C’est un film d’action. En fait, pas du tout une œuvre romantique. Le genre de film qu’habituellement les femmes ignorent. Et puis, il y a Wallace Beery dedans : ma tête de salaud favorite. Il paraît que le film dure deux heures. Je me lève, car j’ai envie de pipi, le goût d’en brûler une autre et chercher à voir clair dans toute cette histoire d’idole mâle. Je passe pour la pire des cinglées : me lever pendant que Valentino crève l’écran! Mon jeune placier de tantôt est avec un homme à l’air sérieux qui a entre les mains une petite valise, comme celles des médecins.

 

« Puis? Quoi de neuf?

- Vous... vous ne restez pas dans la salle, mademoiselle?
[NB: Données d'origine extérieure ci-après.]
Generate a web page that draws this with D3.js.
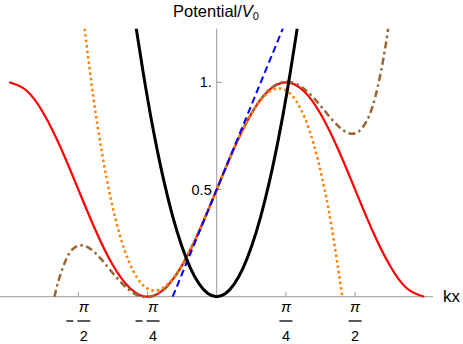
<!DOCTYPE html>
<html lang="en">
<head>
<meta charset="UTF-8">
<title>Potential</title>
<script src="https://cdnjs.cloudflare.com/ajax/libs/d3/7.8.5/d3.min.js"></script>
<style>
    body { margin: 0; background: #fff; }
    svg { display: block; font-family: "Liberation Sans", Arial, sans-serif; }
    .curve { fill: none; }
</style>
</head>
<body>
<div id="chart"></div>
<script>
// Exact potential sin^2(kx + pi/4), sampled every pi/16
const redX = d3.range(-12, 13).map(n => n * Math.PI / 16);
const redY = [1, 0.9619, 0.8536, 0.6913, 0.5, 0.3087, 0.1464, 0.0381, 0,
              0.0381, 0.1464, 0.3087, 0.5, 0.6913, 0.8536, 0.9619, 1,
              0.9619, 0.8536, 0.6913, 0.5, 0.3087, 0.1464, 0.0381, 0];

// 5th order expansion (brown, dot-dashed)
const brownX = [-1.84, -1.8, -1.7, -1.6, -1.5, -1.4, -1.3, -1.2, -1.1, -1.0, -0.9, -0.8, -0.7, -0.6, -0.5, -0.4, -0.3, -0.2, -0.1,
                0, 0.1, 0.2, 0.3, 0.4, 0.5, 0.6, 0.7, 0.8, 0.9, 1.0, 1.1, 1.2, 1.3, 1.4, 1.5, 1.6, 1.7, 1.8, 1.9, 1.95];
const brownY = [0, 0.0686, 0.1822, 0.2326, 0.2375, 0.2122, 0.1696, 0.1202, 0.0726, 0.0333, 0.0073, -0.0024, 0.0063, 0.0336, 0.0792, 0.1413, 0.2177, 0.3053, 0.4007,
                0.5, 0.5993, 0.6947, 0.7823, 0.8587, 0.9208, 0.9664, 0.9937, 1.0024, 0.9927, 0.9667, 0.9274, 0.8798, 0.8304, 0.7878, 0.7625, 0.7674, 0.8178, 0.9314, 1.1288, 1.266];

// 3rd order expansion (orange, dotted)
const orangeX = [-1.5, -1.4, -1.3, -1.2, -1.1, -1.0, -0.9, -0.8, -0.7, -0.6, -0.5, -0.4, -0.3, -0.2, -0.1,
                 0, 0.1, 0.2, 0.3, 0.4, 0.5, 0.6, 0.7, 0.8, 0.9, 1.0, 1.1, 1.2, 1.3, 1.4, 1.422];
const orangeY = [1.25, 0.9293, 0.6647, 0.452, 0.2873, 0.1667, 0.086, 0.0413, 0.0287, 0.044, 0.0833, 0.1427, 0.218, 0.3053, 0.4007,
                 0.5, 0.5993, 0.6947, 0.782, 0.8573, 0.9167, 0.956, 0.9713, 0.9587, 0.914, 0.8333, 0.7127, 0.548, 0.3353, 0.0707, 0];

// linear approximation (blue, dashed)
const blueX = [-0.5, 0.8];
const blueY = [0, 1.3];

// harmonic approximation (black)
const blackX = [-0.95, -0.9, -0.8, -0.7, -0.6, -0.5, -0.4, -0.3, -0.2, -0.1, 0, 0.1, 0.2, 0.3, 0.4, 0.5, 0.6, 0.7, 0.8, 0.9, 0.95];
const blackY = [1.354, 1.215, 0.96, 0.735, 0.54, 0.375, 0.24, 0.135, 0.06, 0.015, 0, 0.015, 0.06, 0.135, 0.24, 0.375, 0.54, 0.735, 0.96, 1.215, 1.354];

const xTicks = [-2, -1, 1, 2];          // multiples of pi/4
const xTickDen = ["2", "4", "4", "2"];
const yTicks = [0.5, 1];
const yTickLabels = ["0.5", "1."];

const width = 463, height = 344;

const svg = d3.select("#chart").append("svg")
    .attr("width", width)
    .attr("height", height);

const x = d3.scaleLinear().domain([-2.46, 2.455]).range([0, 433]);
const y = d3.scaleLinear().domain([0, 1.25]).range([296.7, 28.7]);

svg.append("clipPath").attr("id", "clip")
  .append("rect")
    .attr("x", 0).attr("y", y(1.25))
    .attr("width", x(2.455)).attr("height", y(0) - y(1.25) + 2);

// Axes
const axisColor = "#999";
svg.append("line")
    .attr("x1", x(-2.46)).attr("x2", x(2.455))
    .attr("y1", y(0)).attr("y2", y(0))
    .attr("stroke", axisColor);
svg.append("line")
    .attr("x1", x(0)).attr("x2", x(0))
    .attr("y1", y(0)).attr("y2", y(1.25))
    .attr("stroke", axisColor);

// y ticks
yTicks.forEach((t, i) => {
    svg.append("line")
        .attr("x1", x(0)).attr("x2", x(0) + 5)
        .attr("y1", y(t)).attr("y2", y(t))
        .attr("stroke", axisColor);
    svg.append("text")
        .attr("x", x(0) - 5).attr("y", y(t) + 5)
        .attr("text-anchor", "end")
        .style("font-size", "14.5px")
        .text(yTickLabels[i]);
});

// x ticks, labels as fractions of pi
xTicks.forEach((t, i) => {
    const px = x(t * Math.PI / 4);
    svg.append("line")
        .attr("x1", px).attr("x2", px)
        .attr("y1", y(0)).attr("y2", y(0) - 5)
        .attr("stroke", axisColor);
    const g = svg.append("g").attr("transform", `translate(${px},0)`);
    const fc = t < 0 ? 5.5 : 0;   // fraction centre
    if (t < 0) {
        g.append("line")
            .attr("x1", -12).attr("x2", -5)
            .attr("y1", 321).attr("y2", 321)
            .attr("stroke", "#000").attr("stroke-width", 1.3);
    }
    g.append("text")
        .attr("x", fc).attr("y", 312)
        .attr("text-anchor", "middle")
        .style("font-size", "15px")
        .style("font-style", "italic")
        .text("π");
    g.append("line")
        .attr("x1", fc - 6.5).attr("x2", fc + 6.5)
        .attr("y1", 321).attr("y2", 321)
        .attr("stroke", "#000").attr("stroke-width", 1.3);
    g.append("text")
        .attr("x", fc).attr("y", 340.5)
        .attr("text-anchor", "middle")
        .style("font-size", "14.5px")
        .text(xTickDen[i]);
});

// Axis labels
const yl = svg.append("text")
    .attr("x", 216).attr("y", 17)
    .attr("text-anchor", "middle")
    .style("font-size", "16.5px");
yl.append("tspan").text("Potential/");
yl.append("tspan").style("font-style", "italic").text("V");
yl.append("tspan").attr("dy", 3).style("font-size", "11px").text("0");

svg.append("text")
    .attr("x", 443).attr("y", 302)
    .style("font-size", "17px")
    .text("kx");

// Curves
const line = d3.line()
    .x(d => x(d[0]))
    .y(d => y(d[1]))
    .curve(d3.curveNatural);

const plot = svg.append("g").attr("clip-path", "url(#clip)");

function addCurve(xs, ys, color, w, dash) {
    plot.append("path")
        .datum(xs.map((v, i) => [v, ys[i]]))
        .attr("class", "curve")
        .attr("stroke", color)
        .attr("stroke-width", w)
        .attr("stroke-dasharray", dash)
        .attr("d", line);
}

addCurve(redX, redY, "#ff0000", 2.2, null);
addCurve(brownX, brownY, "#996633", 2.5, "7,3.5,2.5,3.5");
addCurve(orangeX, orangeY, "#ff8000", 2.5, "2.5,3");
addCurve(blueX, blueY, "#0000ff", 2, "7,4");
addCurve(blackX, blackY, "#000000", 3, null);
</script>
</body>
</html>
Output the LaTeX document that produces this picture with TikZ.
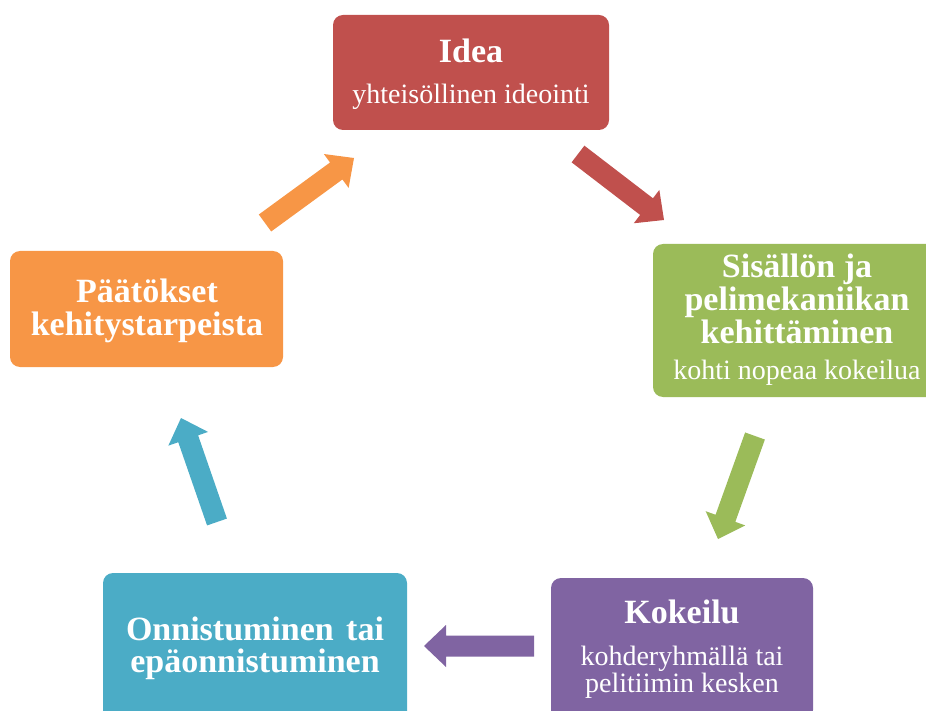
\documentclass[tikz,border=0pt]{standalone}
\usepackage{fontspec}
\setmainfont{Liberation Serif}
\usetikzlibrary{calc}
\definecolor{cred}{HTML}{C0504D}
\definecolor{cgreen}{HTML}{9BBB59}
\definecolor{cpurple}{HTML}{8064A2}
\definecolor{cteal}{HTML}{4BACC6}
\definecolor{corange}{HTML}{F79646}
\tikzset{
  box/.style={fill=#1, rounded corners=10pt, inner sep=0pt},
  ttl/.style={text=white, font=\fontsize{34}{34}\selectfont\bfseries, anchor=base, inner sep=0pt},
  subt/.style={text=white, font=\fontsize{28}{28}\selectfont, anchor=base, inner sep=0pt},
}
\newcommand\blockarr[3]{%
  \coordinate (bb) at ($(#3)!22pt!(#2)$);
  \fill[#1] ($(#2)!10.5pt!90:(#3)$) -- ($(bb)!10.5pt!90:(#3)$) -- ($(bb)!21pt!90:(#3)$) -- (#3)
    -- ($(bb)!21pt!-90:(#3)$) -- ($(bb)!10.5pt!-90:(#3)$) -- ($(#2)!10.5pt!-90:(#3)$) -- cycle;}
\begin{document}
\begin{tikzpicture}[x=1pt,y=-1pt]
\useasboundingbox (0,0) rectangle (926,711);
% boxes
\node[box=cred, minimum width=276pt, minimum height=115pt] (idea) at (471,72.5) {};
\node[box=cgreen, minimum width=288pt, minimum height=153pt] (dev) at (797,320.5) {};
\node[box=cpurple, minimum width=262pt, minimum height=142pt] (test) at (682,649) {};
\node[box=cteal, minimum width=304pt, minimum height=151pt] (res) at (255,648.5) {};
\node[box=corange, minimum width=273pt, minimum height=116pt] (dec) at (146.5,309) {};
% texts
\node[ttl] (ideat) at (471,63) {Idea};
\node[subt] (ideas) at (471,104) {yhteisöllinen ideointi};
\node[ttl] (devt1) at (797,277) {Sisällön ja};
\node[ttl] (devt2) at (797,310) {pelimekaniikan};
\node[ttl] (devt3) at (797,343) {kehittäminen};
\node[subt] (devs) at (797,379) {kohti nopeaa kokeilua};
\node[ttl] (testt) at (682,623) {Kokeilu};
\node[subt] (tests1) at (682,665) {kohderyhmällä tai};
\node[subt] (tests2) at (682,692) {pelitiimin kesken};
\node[ttl] (rest1) at (255,640) {\makebox[258pt][s]{Onnistuminen tai}};
\node[ttl] (rest2) at (255,672) {epäonnistuminen};
\node[ttl] (dect1) at (147,302) {Päätökset};
\node[ttl] (dect2) at (147,335) {kehitystarpeista};
% arrows
\coordinate (a1t) at (265,223); \coordinate (a1h) at (354,158);
\coordinate (a2t) at (578,154); \coordinate (a2h) at (664,220);
\coordinate (a3t) at (755,436); \coordinate (a3h) at (718,539);
\coordinate (a4t) at (534,646); \coordinate (a4h) at (424,646);
\coordinate (a5t) at (217,522); \coordinate (a5h) at (181,418);
\blockarr{corange}{a1t}{a1h}
\blockarr{cred}{a2t}{a2h}
\blockarr{cgreen}{a3t}{a3h}
\blockarr{cpurple}{a4t}{a4h}
\blockarr{cteal}{a5t}{a5h}
\end{tikzpicture}
\end{document}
- Deux heures, c’est beaucoup trop long pour un film. C’est l’équivalent de deux films. C’est...»

 

Pas le temps de terminer la conversation qu’un autre placier lance de grands signes avec sa lampe de poche. Mon jeune et le vieux partent immédiatement vers la salle. Ils reviennent avec entre les pattes une fille évanouie. Le vieux sort les sels. Un médecin! Diable! Ils font venir un médecin à chaque représentation, car il y en a toujours une ou deux pour tomber dans les choux! Je retourne rapidement en dedans pour assister Lucie en cas d’une syncope. Je la retrouve le mouchoir à la main et le souffle haletant. À chaque plan rapproché, elle avance le bout du nez, les lèvres entrouvertes et les yeux humides. Cette image m’impressionne et me donne un goût incontrôlable de dessiner! Vite! Je rebondis à l’arrière pour un croquis!

 

Libérée de cette envie, je retourne dans la salle. Soudain, un cri commun me projette dans la réalité. Lucie me griffe à nouveau. C’est la scène du tango. À toi, à moi, ratata. Vrai qu’il le danse bien. Après la finale, le cinéma n’est qu’un lac de larmes. Les femmes hurlent de désespoir quand le fatal «The end» apparaît cruellement. Lucie a toujours les mains jointes et les yeux rougis. Je me lève, mais notre voisine ne bouge pas. Ça y est! Une autre dans le champ de pommes! Vite, doc! Les sels!